What the task requires – Give every line again exactly as it appears, please, but not the pictures.

Source material –
★ ★ ★ ★ ★ ★ ★

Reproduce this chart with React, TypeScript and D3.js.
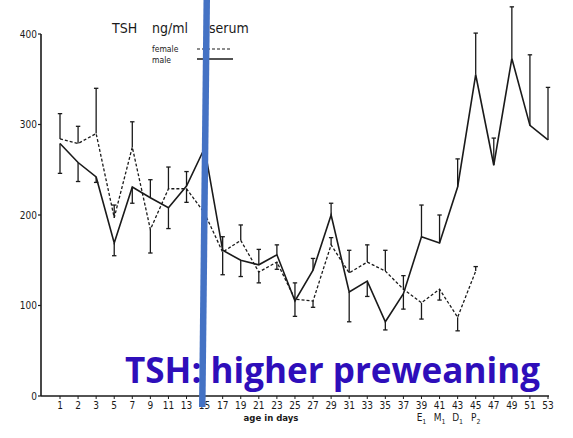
import React from "react";
import * as d3 from "d3";

const days = ["1","2","3","5","7","9","11","13","15","17","19","21","23","25","27","29","31","33","35","37","39","41","43","45","47","49","51","53"];
const maleMean = [279,258,242,169,231,219,208,232,274,161,150,145,156,105,139,200,115,127,82,113,176,169,231,355,255,373,299,283];
const maleErr: (number|null)[] = [246,237,236,155,213,239,185,248,null,176,132,162,167,88,152,213,82,110,73,96,211,200,262,401,285,430,377,341];
const femaleDays = days.slice(0, 24);
const femaleMean = [284,279,290,197,275,184,229,229,202,159,172,137,148,107,105,167,136,148,138,118,103,118,87,138];
const femaleErr: (number|null)[] = [312,298,340,211,303,158,253,214,null,134,189,125,140,125,98,175,161,167,161,133,85,106,72,143];
const yTicks = [0,100,200,300,400];
const subLabels = [{day:"39",main:"E",sub:"1"},{day:"41",main:"M",sub:"1"},{day:"43",main:"D",sub:"1"},{day:"45",main:"P",sub:"2"}];

export default function App() {
  const W = 573, H = 438;
  const x = d3.scalePoint<string>().domain(days).range([60, 548]);
  const y = d3.scaleLinear().domain([0, 400]).range([396, 34]);
  const line = d3.line<[string, number]>().x(d => x(d[0])!).y(d => y(d[1]));
  const maleData = days.map((d, i) => [d, maleMean[i]] as [string, number]);
  const femaleData = femaleDays.map((d, i) => [d, femaleMean[i]] as [string, number]);
  const ink = "#1a1a1a";
  const bars = (ds: string[], m: number[], e: (number|null)[], key: string) =>
    ds.map((d, i) => {
      const ev = e[i];
      if (ev == null) return null;
      const cx = x(d)!;
      return (
        <g key={key + d}>
          <line x1={cx} x2={cx} y1={y(m[i])} y2={y(ev)} stroke={ink} strokeWidth={1.3} />
          <line x1={cx - 2.2} x2={cx + 2.2} y1={y(ev)} y2={y(ev)} stroke={ink} strokeWidth={1.3} />
        </g>
      );
    });
  return (
    <svg width={W} height={H} style={{ position: "absolute", left: 0, top: 0, background: "#fff" }}
      fontFamily="'Liberation Sans Narrow','DejaVu Sans Condensed','Liberation Sans',sans-serif">
      <rect width={W} height={H} fill="#fff" />
      {/* axes */}
      <line x1={41} x2={41} y1={y(400)} y2={y(0)} stroke={ink} strokeWidth={1.6} />
      <line x1={41} x2={549} y1={y(0)} y2={y(0)} stroke={ink} strokeWidth={1.6} />
      {yTicks.map(t => (
        <g key={"yt" + t}>
          <line x1={38} x2={41} y1={y(t)} y2={y(t)} stroke={ink} strokeWidth={1.2} />
          <text x={37} y={y(t)} dy="0.35em" textAnchor="end" fontSize={10} fill={ink}>{t}</text>
        </g>
      ))}
      {days.map(d => (
        <g key={"xt" + d}>
          <line x1={x(d)!} x2={x(d)!} y1={396} y2={399} stroke={ink} strokeWidth={1} />
          <text x={x(d)!} y={409} textAnchor="middle" fontSize={10} fill={ink}>{d}</text>
        </g>
      ))}
      {subLabels.map(s => (
        <text key={"sl" + s.day} x={x(s.day)!} y={421} textAnchor="middle" fontSize={10} fill={ink}>
          {s.main}<tspan fontSize={7} dy={3}>{s.sub}</tspan>
        </text>
      ))}
      <text x={271} y={421} textAnchor="middle" fontSize={9.5} fill={ink} fontWeight="bold">age  in  days</text>
      {/* legend */}
      <text x={112} y={33} fontSize={14} fill={ink}>TSH</text>
      <text x={152} y={33} fontSize={14} fill={ink}>ng/ml</text>
      <text x={209} y={33} fontSize={14} fill={ink}>serum</text>
      <text x={152} y={52} fontSize={8.5} fill={ink}>female</text>
      <text x={152} y={63} fontSize={8.5} fill={ink}>male</text>
      <line x1={197} x2={231} y1={49} y2={49} stroke={ink} strokeWidth={1.1} strokeDasharray="3,2" />
      <line x1={197} x2={233} y1={59} y2={59} stroke={ink} strokeWidth={1.4} />
      {/* series */}
      {bars(femaleDays, femaleMean, femaleErr, "f")}
      {bars(days, maleMean, maleErr, "m")}
      <path d={line(femaleData)!} fill="none" stroke={ink} strokeWidth={1.3} strokeDasharray="3,2" />
      <path d={line(maleData)!} fill="none" stroke={ink} strokeWidth={1.6} />
      {/* overlay */}
      <polygon points="203.5,0 210,0 205.5,407 199,407" fill="#4472C4" />
      <text x={125} y={383} fontFamily="'Open Sans','Noto Sans',sans-serif" fontWeight="bold" fontSize={35}
        fill="#2E0EBA" textLength={415} lengthAdjust="spacingAndGlyphs">TSH: higher preweaning</text>
    </svg>
  );
}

★ ★ ★ ★ ★ ★ ★

Solution below –
Reproduce this chart with React, TypeScript and D3.js.
import React from "react";
import * as d3 from "d3";

const days = ["1","2","3","5","7","9","11","13","15","17","19","21","23","25","27","29","31","33","35","37","39","41","43","45","47","49","51","53"];
const maleMean = [279,258,242,169,231,219,208,232,274,161,150,145,156,105,139,200,115,127,82,113,176,169,231,355,255,373,299,283];
const maleErr: (number|null)[] = [246,237,236,155,213,239,185,248,null,176,132,162,167,88,152,213,82,110,73,96,211,200,262,401,285,430,377,341];
const femaleDays = days.slice(0, 24);
const femaleMean = [284,279,290,197,275,184,229,229,202,159,172,137,148,107,105,167,136,148,138,118,103,118,87,138];
const femaleErr: (number|null)[] = [312,298,340,211,303,158,253,214,null,134,189,125,140,125,98,175,161,167,161,133,85,106,72,143];
const yTicks = [0,100,200,300,400];
const subLabels = [{day:"39",main:"E",sub:"1"},{day:"41",main:"M",sub:"1"},{day:"43",main:"D",sub:"1"},{day:"45",main:"P",sub:"2"}];

export default function App() {
  const W = 573, H = 438;
  const x = d3.scalePoint<string>().domain(days).range([60, 548]);
  const y = d3.scaleLinear().domain([0, 400]).range([396, 34]);
  const line = d3.line<[string, number]>().x(d => x(d[0])!).y(d => y(d[1]));
  const maleData = days.map((d, i) => [d, maleMean[i]] as [string, number]);
  const femaleData = femaleDays.map((d, i) => [d, femaleMean[i]] as [string, number]);
  const ink = "#1a1a1a";
  const bars = (ds: string[], m: number[], e: (number|null)[], key: string) =>
    ds.map((d, i) => {
      const ev = e[i];
      if (ev == null) return null;
      const cx = x(d)!;
      return (
        <g key={key + d}>
          <line x1={cx} x2={cx} y1={y(m[i])} y2={y(ev)} stroke={ink} strokeWidth={1.3} />
          <line x1={cx - 2.2} x2={cx + 2.2} y1={y(ev)} y2={y(ev)} stroke={ink} strokeWidth={1.3} />
        </g>
      );
    });
  return (
    <svg width={W} height={H} style={{ position: "absolute", left: 0, top: 0, background: "#fff" }}
      fontFamily="'Liberation Sans Narrow','DejaVu Sans Condensed','Liberation Sans',sans-serif">
      <rect width={W} height={H} fill="#fff" />
      {/* axes */}
      <line x1={41} x2={41} y1={y(400)} y2={y(0)} stroke={ink} strokeWidth={1.6} />
      <line x1={41} x2={549} y1={y(0)} y2={y(0)} stroke={ink} strokeWidth={1.6} />
      {yTicks.map(t => (
        <g key={"yt" + t}>
          <line x1={38} x2={41} y1={y(t)} y2={y(t)} stroke={ink} strokeWidth={1.2} />
          <text x={37} y={y(t)} dy="0.35em" textAnchor="end" fontSize={10} fill={ink}>{t}</text>
        </g>
      ))}
      {days.map(d => (
        <g key={"xt" + d}>
          <line x1={x(d)!} x2={x(d)!} y1={396} y2={399} stroke={ink} strokeWidth={1} />
          <text x={x(d)!} y={409} textAnchor="middle" fontSize={10} fill={ink}>{d}</text>
        </g>
      ))}
      {subLabels.map(s => (
        <text key={"sl" + s.day} x={x(s.day)!} y={421} textAnchor="middle" fontSize={10} fill={ink}>
          {s.main}<tspan fontSize={7} dy={3}>{s.sub}</tspan>
        </text>
      ))}
      <text x={271} y={421} textAnchor="middle" fontSize={9.5} fill={ink} fontWeight="bold">age  in  days</text>
      {/* legend */}
      <text x={112} y={33} fontSize={14} fill={ink}>TSH</text>
      <text x={152} y={33} fontSize={14} fill={ink}>ng/ml</text>
      <text x={209} y={33} fontSize={14} fill={ink}>serum</text>
      <text x={152} y={52} fontSize={8.5} fill={ink}>female</text>
      <text x={152} y={63} fontSize={8.5} fill={ink}>male</text>
      <line x1={197} x2={231} y1={49} y2={49} stroke={ink} strokeWidth={1.1} strokeDasharray="3,2" />
      <line x1={197} x2={233} y1={59} y2={59} stroke={ink} strokeWidth={1.4} />
      {/* series */}
      {bars(femaleDays, femaleMean, femaleErr, "f")}
      {bars(days, maleMean, maleErr, "m")}
      <path d={line(femaleData)!} fill="none" stroke={ink} strokeWidth={1.3} strokeDasharray="3,2" />
      <path d={line(maleData)!} fill="none" stroke={ink} strokeWidth={1.6} />
      {/* overlay */}
      <polygon points="203.5,0 210,0 205.5,407 199,407" fill="#4472C4" />
      <text x={125} y={383} fontFamily="'Open Sans','Noto Sans',sans-serif" fontWeight="bold" fontSize={35}
        fill="#2E0EBA" textLength={415} lengthAdjust="spacingAndGlyphs">TSH: higher preweaning</text>
    </svg>
  );
}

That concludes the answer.